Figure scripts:
****************************************
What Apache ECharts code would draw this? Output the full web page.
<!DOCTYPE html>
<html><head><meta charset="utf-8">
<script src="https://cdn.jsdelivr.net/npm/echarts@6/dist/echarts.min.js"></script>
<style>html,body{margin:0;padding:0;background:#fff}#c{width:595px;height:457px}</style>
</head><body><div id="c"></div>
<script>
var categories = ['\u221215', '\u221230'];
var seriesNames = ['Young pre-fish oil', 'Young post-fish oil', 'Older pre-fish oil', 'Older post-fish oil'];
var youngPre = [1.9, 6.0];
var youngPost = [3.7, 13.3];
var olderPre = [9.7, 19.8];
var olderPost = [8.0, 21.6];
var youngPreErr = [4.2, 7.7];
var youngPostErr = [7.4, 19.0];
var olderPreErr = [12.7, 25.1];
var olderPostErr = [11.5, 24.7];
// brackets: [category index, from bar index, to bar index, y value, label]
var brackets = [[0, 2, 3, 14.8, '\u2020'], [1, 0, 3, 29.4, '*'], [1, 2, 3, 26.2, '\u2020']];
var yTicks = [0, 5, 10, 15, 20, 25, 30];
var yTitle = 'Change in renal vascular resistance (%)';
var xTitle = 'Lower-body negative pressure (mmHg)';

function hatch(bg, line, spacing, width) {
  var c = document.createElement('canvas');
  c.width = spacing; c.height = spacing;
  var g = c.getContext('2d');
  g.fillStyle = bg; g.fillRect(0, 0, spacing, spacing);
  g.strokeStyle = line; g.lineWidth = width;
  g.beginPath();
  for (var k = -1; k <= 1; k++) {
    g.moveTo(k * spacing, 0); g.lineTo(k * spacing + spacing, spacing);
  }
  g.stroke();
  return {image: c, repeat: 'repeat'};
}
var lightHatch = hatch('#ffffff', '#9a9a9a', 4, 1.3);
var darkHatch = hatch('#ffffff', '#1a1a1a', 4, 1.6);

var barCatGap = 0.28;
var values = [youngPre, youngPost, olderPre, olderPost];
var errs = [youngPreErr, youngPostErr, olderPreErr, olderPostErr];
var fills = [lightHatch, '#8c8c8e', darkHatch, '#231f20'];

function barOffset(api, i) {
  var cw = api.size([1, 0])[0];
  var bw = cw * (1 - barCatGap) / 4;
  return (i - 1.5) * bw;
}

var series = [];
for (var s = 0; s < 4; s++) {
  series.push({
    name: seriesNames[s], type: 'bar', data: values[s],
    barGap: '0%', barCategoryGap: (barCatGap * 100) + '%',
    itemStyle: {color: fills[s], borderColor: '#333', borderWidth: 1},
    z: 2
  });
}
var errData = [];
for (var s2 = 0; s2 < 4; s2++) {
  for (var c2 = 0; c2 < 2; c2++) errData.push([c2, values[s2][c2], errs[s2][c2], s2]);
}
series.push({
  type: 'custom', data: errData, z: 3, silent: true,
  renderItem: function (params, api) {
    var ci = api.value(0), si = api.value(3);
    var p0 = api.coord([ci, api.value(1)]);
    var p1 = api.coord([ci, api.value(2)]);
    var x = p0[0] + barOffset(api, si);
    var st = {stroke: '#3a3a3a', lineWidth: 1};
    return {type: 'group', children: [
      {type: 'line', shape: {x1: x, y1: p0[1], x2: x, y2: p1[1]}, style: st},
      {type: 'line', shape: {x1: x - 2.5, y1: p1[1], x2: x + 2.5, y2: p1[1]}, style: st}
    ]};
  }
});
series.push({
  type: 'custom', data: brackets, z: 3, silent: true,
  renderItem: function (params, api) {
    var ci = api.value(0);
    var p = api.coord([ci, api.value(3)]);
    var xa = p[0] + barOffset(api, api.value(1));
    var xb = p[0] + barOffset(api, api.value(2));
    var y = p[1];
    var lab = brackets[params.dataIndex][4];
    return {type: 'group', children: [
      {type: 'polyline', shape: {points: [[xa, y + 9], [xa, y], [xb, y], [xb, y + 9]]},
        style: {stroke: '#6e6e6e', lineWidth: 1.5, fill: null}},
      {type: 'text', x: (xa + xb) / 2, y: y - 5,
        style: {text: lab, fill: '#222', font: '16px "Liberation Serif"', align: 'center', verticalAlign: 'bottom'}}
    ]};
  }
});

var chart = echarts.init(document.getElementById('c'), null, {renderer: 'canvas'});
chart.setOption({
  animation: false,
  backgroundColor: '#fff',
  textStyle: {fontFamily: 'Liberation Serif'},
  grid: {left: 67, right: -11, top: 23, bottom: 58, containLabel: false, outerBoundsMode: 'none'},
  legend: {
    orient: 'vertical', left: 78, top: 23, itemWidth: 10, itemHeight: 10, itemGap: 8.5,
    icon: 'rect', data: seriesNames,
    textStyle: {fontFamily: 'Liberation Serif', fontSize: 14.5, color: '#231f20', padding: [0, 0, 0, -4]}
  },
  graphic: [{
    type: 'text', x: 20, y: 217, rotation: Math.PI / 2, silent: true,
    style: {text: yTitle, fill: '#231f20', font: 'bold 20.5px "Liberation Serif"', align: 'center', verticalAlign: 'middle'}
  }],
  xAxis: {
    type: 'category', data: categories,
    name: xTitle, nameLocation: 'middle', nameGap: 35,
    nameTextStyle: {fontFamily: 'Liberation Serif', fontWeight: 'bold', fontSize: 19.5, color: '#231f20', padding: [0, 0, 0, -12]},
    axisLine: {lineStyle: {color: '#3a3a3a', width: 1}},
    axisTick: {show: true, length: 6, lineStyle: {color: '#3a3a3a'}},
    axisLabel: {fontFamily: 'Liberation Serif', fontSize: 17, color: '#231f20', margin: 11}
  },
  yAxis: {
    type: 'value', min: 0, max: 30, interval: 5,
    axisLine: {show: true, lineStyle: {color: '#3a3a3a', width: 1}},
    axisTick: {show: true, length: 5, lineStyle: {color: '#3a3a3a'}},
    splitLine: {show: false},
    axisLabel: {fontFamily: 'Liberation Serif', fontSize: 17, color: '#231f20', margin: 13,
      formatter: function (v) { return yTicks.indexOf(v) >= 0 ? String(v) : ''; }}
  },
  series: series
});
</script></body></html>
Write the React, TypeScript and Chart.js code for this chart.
****************************************
> [Given task]
Above are some records; repeat all of them exactly.

> [Reply]
What Apache ECharts code would draw this? Output the full web page.
<!DOCTYPE html>
<html><head><meta charset="utf-8">
<script src="https://cdn.jsdelivr.net/npm/echarts@6/dist/echarts.min.js"></script>
<style>html,body{margin:0;padding:0;background:#fff}#c{width:595px;height:457px}</style>
</head><body><div id="c"></div>
<script>
var categories = ['\u221215', '\u221230'];
var seriesNames = ['Young pre-fish oil', 'Young post-fish oil', 'Older pre-fish oil', 'Older post-fish oil'];
var youngPre = [1.9, 6.0];
var youngPost = [3.7, 13.3];
var olderPre = [9.7, 19.8];
var olderPost = [8.0, 21.6];
var youngPreErr = [4.2, 7.7];
var youngPostErr = [7.4, 19.0];
var olderPreErr = [12.7, 25.1];
var olderPostErr = [11.5, 24.7];
// brackets: [category index, from bar index, to bar index, y value, label]
var brackets = [[0, 2, 3, 14.8, '\u2020'], [1, 0, 3, 29.4, '*'], [1, 2, 3, 26.2, '\u2020']];
var yTicks = [0, 5, 10, 15, 20, 25, 30];
var yTitle = 'Change in renal vascular resistance (%)';
var xTitle = 'Lower-body negative pressure (mmHg)';

function hatch(bg, line, spacing, width) {
  var c = document.createElement('canvas');
  c.width = spacing; c.height = spacing;
  var g = c.getContext('2d');
  g.fillStyle = bg; g.fillRect(0, 0, spacing, spacing);
  g.strokeStyle = line; g.lineWidth = width;
  g.beginPath();
  for (var k = -1; k <= 1; k++) {
    g.moveTo(k * spacing, 0); g.lineTo(k * spacing + spacing, spacing);
  }
  g.stroke();
  return {image: c, repeat: 'repeat'};
}
var lightHatch = hatch('#ffffff', '#9a9a9a', 4, 1.3);
var darkHatch = hatch('#ffffff', '#1a1a1a', 4, 1.6);

var barCatGap = 0.28;
var values = [youngPre, youngPost, olderPre, olderPost];
var errs = [youngPreErr, youngPostErr, olderPreErr, olderPostErr];
var fills = [lightHatch, '#8c8c8e', darkHatch, '#231f20'];

function barOffset(api, i) {
  var cw = api.size([1, 0])[0];
  var bw = cw * (1 - barCatGap) / 4;
  return (i - 1.5) * bw;
}

var series = [];
for (var s = 0; s < 4; s++) {
  series.push({
    name: seriesNames[s], type: 'bar', data: values[s],
    barGap: '0%', barCategoryGap: (barCatGap * 100) + '%',
    itemStyle: {color: fills[s], borderColor: '#333', borderWidth: 1},
    z: 2
  });
}
var errData = [];
for (var s2 = 0; s2 < 4; s2++) {
  for (var c2 = 0; c2 < 2; c2++) errData.push([c2, values[s2][c2], errs[s2][c2], s2]);
}
series.push({
  type: 'custom', data: errData, z: 3, silent: true,
  renderItem: function (params, api) {
    var ci = api.value(0), si = api.value(3);
    var p0 = api.coord([ci, api.value(1)]);
    var p1 = api.coord([ci, api.value(2)]);
    var x = p0[0] + barOffset(api, si);
    var st = {stroke: '#3a3a3a', lineWidth: 1};
    return {type: 'group', children: [
      {type: 'line', shape: {x1: x, y1: p0[1], x2: x, y2: p1[1]}, style: st},
      {type: 'line', shape: {x1: x - 2.5, y1: p1[1], x2: x + 2.5, y2: p1[1]}, style: st}
    ]};
  }
});
series.push({
  type: 'custom', data: brackets, z: 3, silent: true,
  renderItem: function (params, api) {
    var ci = api.value(0);
    var p = api.coord([ci, api.value(3)]);
    var xa = p[0] + barOffset(api, api.value(1));
    var xb = p[0] + barOffset(api, api.value(2));
    var y = p[1];
    var lab = brackets[params.dataIndex][4];
    return {type: 'group', children: [
      {type: 'polyline', shape: {points: [[xa, y + 9], [xa, y], [xb, y], [xb, y + 9]]},
        style: {stroke: '#6e6e6e', lineWidth: 1.5, fill: null}},
      {type: 'text', x: (xa + xb) / 2, y: y - 5,
        style: {text: lab, fill: '#222', font: '16px "Liberation Serif"', align: 'center', verticalAlign: 'bottom'}}
    ]};
  }
});

var chart = echarts.init(document.getElementById('c'), null, {renderer: 'canvas'});
chart.setOption({
  animation: false,
  backgroundColor: '#fff',
  textStyle: {fontFamily: 'Liberation Serif'},
  grid: {left: 67, right: -11, top: 23, bottom: 58, containLabel: false, outerBoundsMode: 'none'},
  legend: {
    orient: 'vertical', left: 78, top: 23, itemWidth: 10, itemHeight: 10, itemGap: 8.5,
    icon: 'rect', data: seriesNames,
    textStyle: {fontFamily: 'Liberation Serif', fontSize: 14.5, color: '#231f20', padding: [0, 0, 0, -4]}
  },
  graphic: [{
    type: 'text', x: 20, y: 217, rotation: Math.PI / 2, silent: true,
    style: {text: yTitle, fill: '#231f20', font: 'bold 20.5px "Liberation Serif"', align: 'center', verticalAlign: 'middle'}
  }],
  xAxis: {
    type: 'category', data: categories,
    name: xTitle, nameLocation: 'middle', nameGap: 35,
    nameTextStyle: {fontFamily: 'Liberation Serif', fontWeight: 'bold', fontSize: 19.5, color: '#231f20', padding: [0, 0, 0, -12]},
    axisLine: {lineStyle: {color: '#3a3a3a', width: 1}},
    axisTick: {show: true, length: 6, lineStyle: {color: '#3a3a3a'}},
    axisLabel: {fontFamily: 'Liberation Serif', fontSize: 17, color: '#231f20', margin: 11}
  },
  yAxis: {
    type: 'value', min: 0, max: 30, interval: 5,
    axisLine: {show: true, lineStyle: {color: '#3a3a3a', width: 1}},
    axisTick: {show: true, length: 5, lineStyle: {color: '#3a3a3a'}},
    splitLine: {show: false},
    axisLabel: {fontFamily: 'Liberation Serif', fontSize: 17, color: '#231f20', margin: 13,
      formatter: function (v) { return yTicks.indexOf(v) >= 0 ? String(v) : ''; }}
  },
  series: series
});
</script></body></html>
Write the React, TypeScript and Chart.js code for this chart.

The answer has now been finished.